在获得handler之后,经过各种参数检查,权限认证之后,其真正执行请求是在rgw_process_authenticated函数中,执行完之后,调用complete_request完成请求。

rgw_process.cc/rgw_process_authenticated

这是rgw_process_authenticated有关执行逻辑的代码:

  req->log(s, "pre-executing");
  op->pre_exec(); //拼接reponse的header,并返回给client

  req->log(s, "executing");
  op->execute(); //执行

  req->log(s, "completing");
  op->complete(); //调用send_response,返回执行结果给client

至于op的获得,稍微补充下

op = handler->get_op(store);

get_op函数会根据req的信息,去调用对应的handler的op_xxx函数,比如RGWHandler_REST_Obj_S3首先了下面一系列操作。

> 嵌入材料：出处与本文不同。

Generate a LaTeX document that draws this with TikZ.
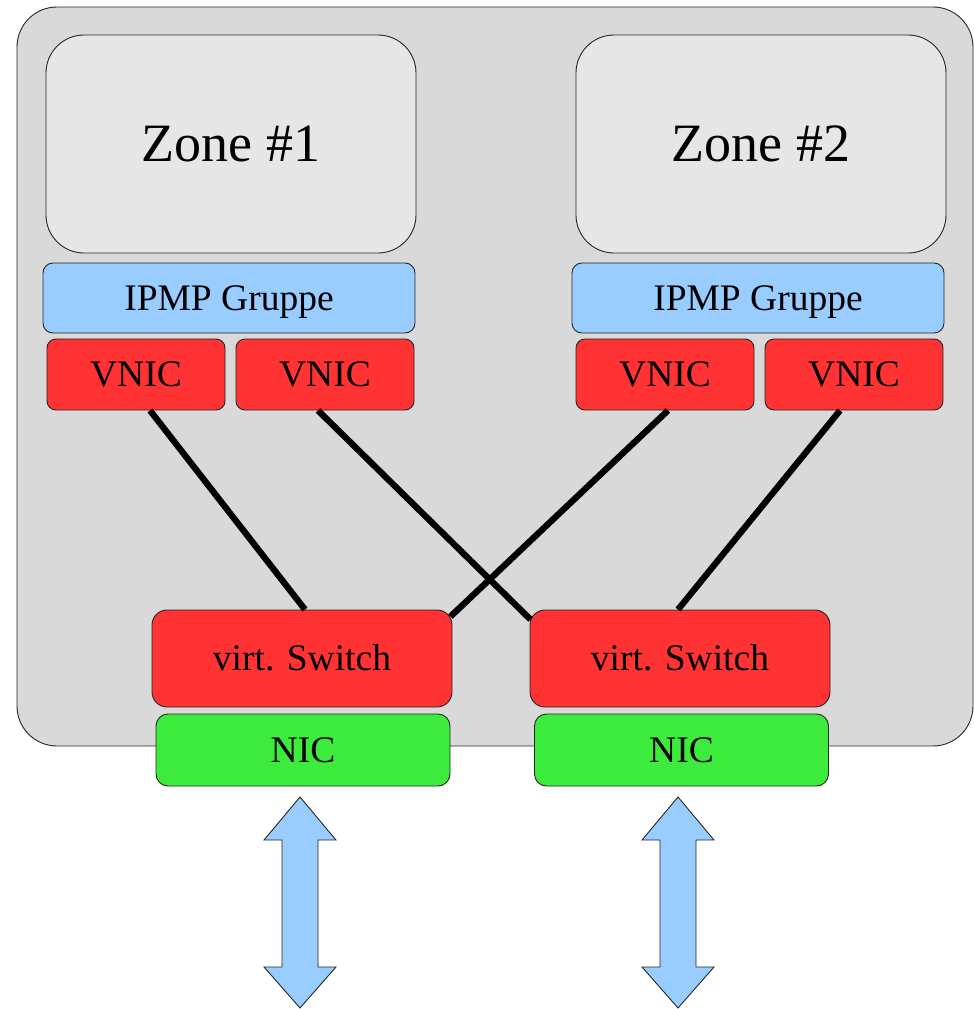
\documentclass[tikz,border=0pt]{standalone}
\usepackage{fontspec}
\setmainfont{Liberation Serif}
\definecolor{outerfill}{HTML}{D9D9D9}
\definecolor{zonefill}{HTML}{E6E6E6}
\definecolor{ipmpfill}{HTML}{99CCFF}
\definecolor{redfill}{HTML}{FF3333}
\definecolor{greenfill}{HTML}{3DEB3D}
\newcommand{\captxt}[1]{\raisebox{-0.33em}[0pt][0pt]{#1}}
\begin{document}
\begin{tikzpicture}[x=1pt,y=-1pt,
  box/.style={draw=black!85, line width=0.9pt, inner sep=0pt, font=\fontsize{37.5}{42}\selectfont},
  outerbox/.style={box, fill=outerfill, rounded corners=40pt},
  zonebox/.style={box, fill=zonefill, rounded corners=38pt, minimum width=370pt, minimum height=218pt, font=\fontsize{54}{60}\selectfont},
  ipmpbox/.style={box, fill=ipmpfill, rounded corners=10pt, minimum width=372pt, minimum height=70pt},
  vnicbox/.style={box, fill=redfill, rounded corners=9pt, minimum width=178pt, minimum height=71pt},
  switchbox/.style={box, fill=redfill, rounded corners=15pt, minimum width=300pt, minimum height=97pt},
  nicbox/.style={box, fill=greenfill, rounded corners=12pt, minimum width=294pt, minimum height=72pt},
  link/.style={line width=6.3pt, black},
  bigarrow/.style={draw=black!85, line width=0.9pt, fill=ipmpfill, line join=miter}
]
\useasboundingbox (0,0) rectangle (974,1009);
\node[outerbox, minimum width=956pt, minimum height=739pt] (host) at (495,376.5) {};
\node[zonebox] (zone1) at (231,144) {\captxt{Zone \#1}};
\node[zonebox] (zone2) at (761,144) {\captxt{Zone \#2}};
\node[ipmpbox] (ipmp1) at (229,298) {\captxt{IPMP Gruppe}};
\node[ipmpbox] (ipmp2) at (758,298) {\captxt{IPMP Gruppe}};
\node[vnicbox] (vnic1) at (136,374.5) {\captxt{VNIC}};
\node[vnicbox] (vnic2) at (325,374.5) {\captxt{VNIC}};
\node[vnicbox] (vnic3) at (665,374.5) {\captxt{VNIC}};
\node[vnicbox] (vnic4) at (854,374.5) {\captxt{VNIC}};
\node[switchbox] (sw1) at (302,658.5) {\captxt{virt. Switch}};
\node[switchbox] (sw2) at (680,658.5) {\captxt{virt. Switch}};
\node[nicbox] (nic1) at (303,750) {\captxt{NIC}};
\node[nicbox] (nic2) at (681.5,750) {\captxt{NIC}};
% connectors
\draw[link] ([shift={(14,0)}]vnic1.south) -- ([shift={(3,0)}]sw1.north);
\draw[link] ([shift={(-7,0)}]vnic2.south) -- ([shift={(1,10)}]sw2.north west);
\draw[link] ([shift={(3,0)}]vnic3.south) -- ([shift={(-2,7)}]sw1.north east);
\draw[link] ([shift={(-14,0)}]vnic4.south) -- ([shift={(-2,0)}]sw2.north);
% double arrows
\foreach \cx in {300,678} {
  \draw[bigarrow] (\cx,797) -- (\cx+36,840) -- (\cx+18,840) -- (\cx+18,967) -- (\cx+36,967)
    -- (\cx,1008) -- (\cx-36,967) -- (\cx-18,967) -- (\cx-18,840) -- (\cx-36,840) -- cycle;
}
\end{tikzpicture}
\end{document}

  RGWOp *op_get() override;
  RGWOp *op_head() override;
  RGWOp *op_put() override;
  RGWOp *op_delete() override;
  RGWOp *op_post() override;
  RGWOp *op_options() override;

每一个操作对对应一个RGWOp的子类,比如RGWGetObj_ObjStore_S3、RGWGetObjTags_ObjStore_S3、RGWListBucket_ObjStore_S3等一系列类对象。

到这,从frontend到操作的执行就走通了,接下来就可以对自己想要详细学习的operation进行阅读了。只需要看对应op对象的execute函数,pre_exec和complete函数基本一致,具体见代码注释。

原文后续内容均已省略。